The preference for “many” over “all” is because in all texts, Greek, Latin and subsequent translations, “many” (not “all”) occurs in Mt 26:28 and in the official text of the Roman rite.

2 Responses to Was Christ’s blood shed for all or many?

  1. Paul June 6, 2012 at 9:28 pm #

    Idealisticly speaking = for all .
    Realisticly speaking = for many .

  2. Derrick Kourie June 7, 2012 at 6:46 am #

    I find it interesting to note how St Paul in Philipians 2:6-8 echoes the words of Matthew:

    “Who, being in the form of God, did not count equality with God something to be grasped, but he /emptied himself/, taking the form of a slave, becoming as human beings are; and being in every way like a human being, he was humbler yet, even to accepting death, death on a cross.”

    In the words of the consecration (both the former and current), the cause of the pouring/shedding is not mentioned. The sentence is in the passive voice:
    /It/ shall be shed/poured out for you and for all/many…
    In Paul’s rendering, God is the cause of God’s own /self-emptying/ (kenosis).

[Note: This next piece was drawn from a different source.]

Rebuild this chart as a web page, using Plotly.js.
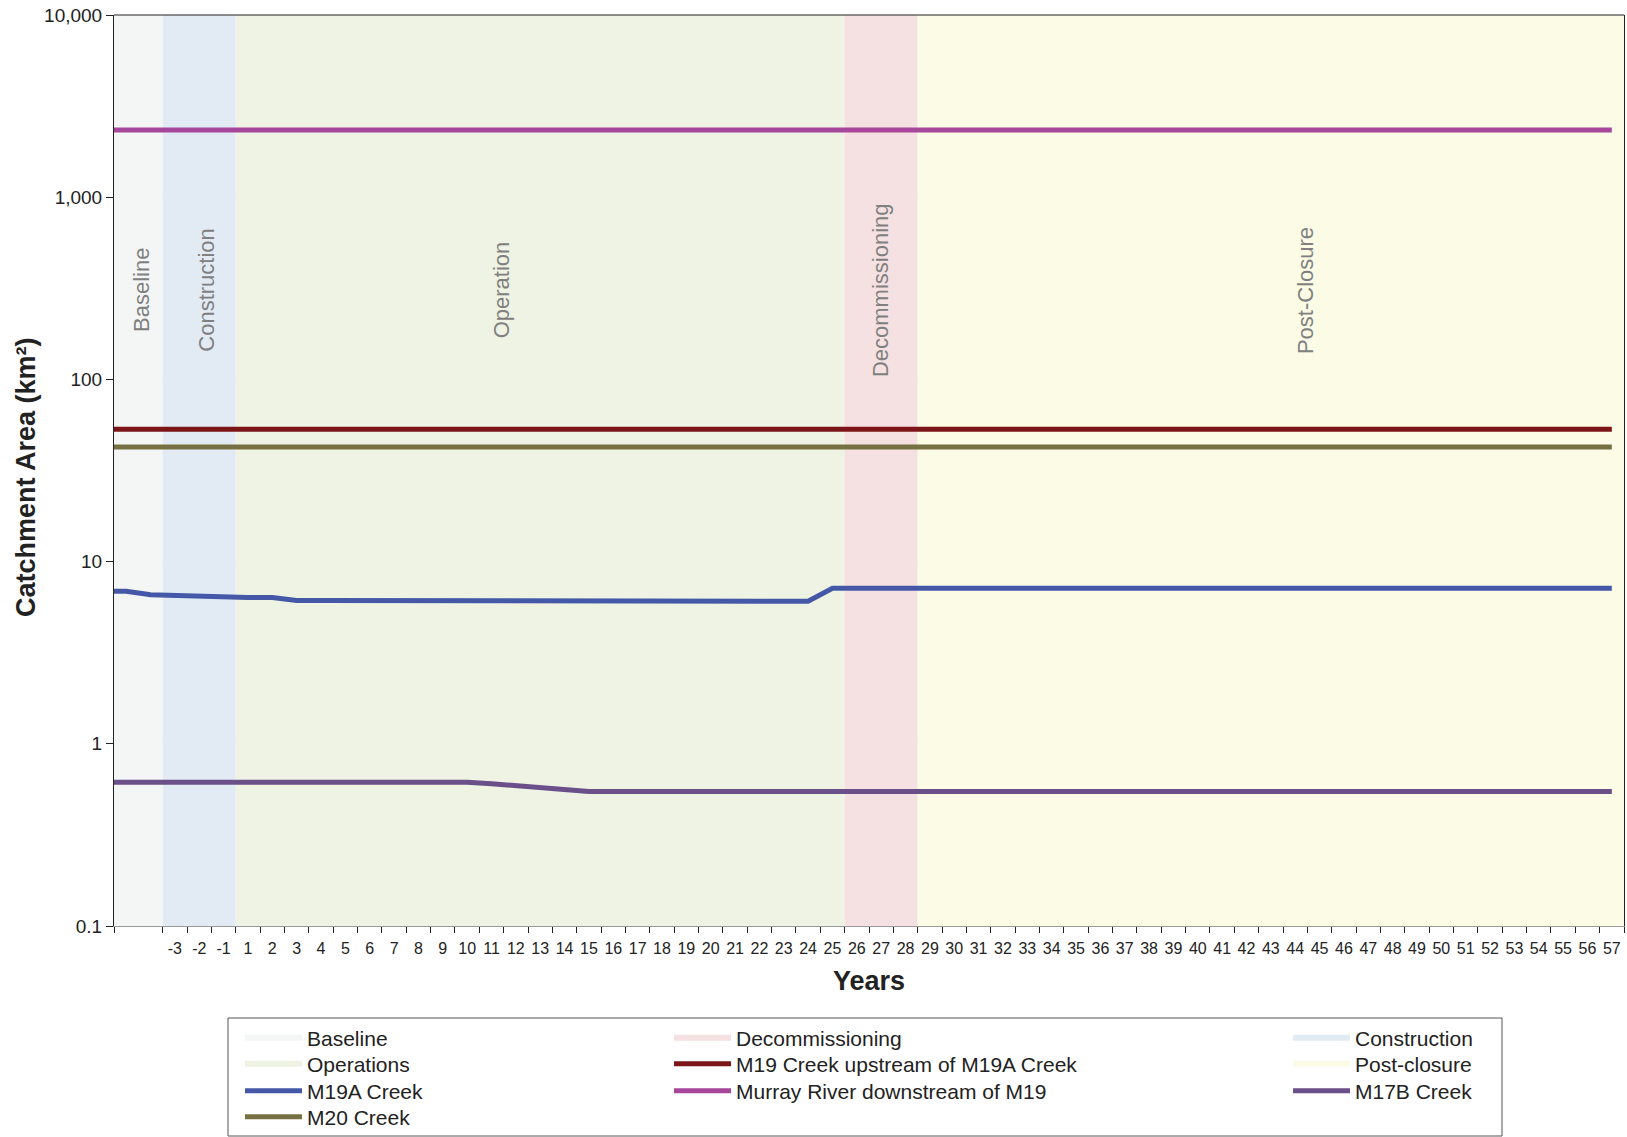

God’s choice of kenosis culminates in the pouring out of Jesus’ blood, His death and finally, His resurrection.

    The metaphor of emptying / pouring / filling is continued in the Mass. All are called to a kenosis—to a self-emptying—to be filled at communion by the one whose blood has been poured out.

    There can be no doubt whatsoever that God wills the salvation of /all/, that God intends God’s kenosis, the subsequent shedding/pouring out of Jesus’ blood and the resurrection to redound to the benefit /all/ humankind. To misinterpret the words “for many” as contradicting God’s universal salvific will would be heretical. Henceforth, catechesis will have to emphasise this fact all the more, because of the decision to allow ambiguity in the words used at Mass.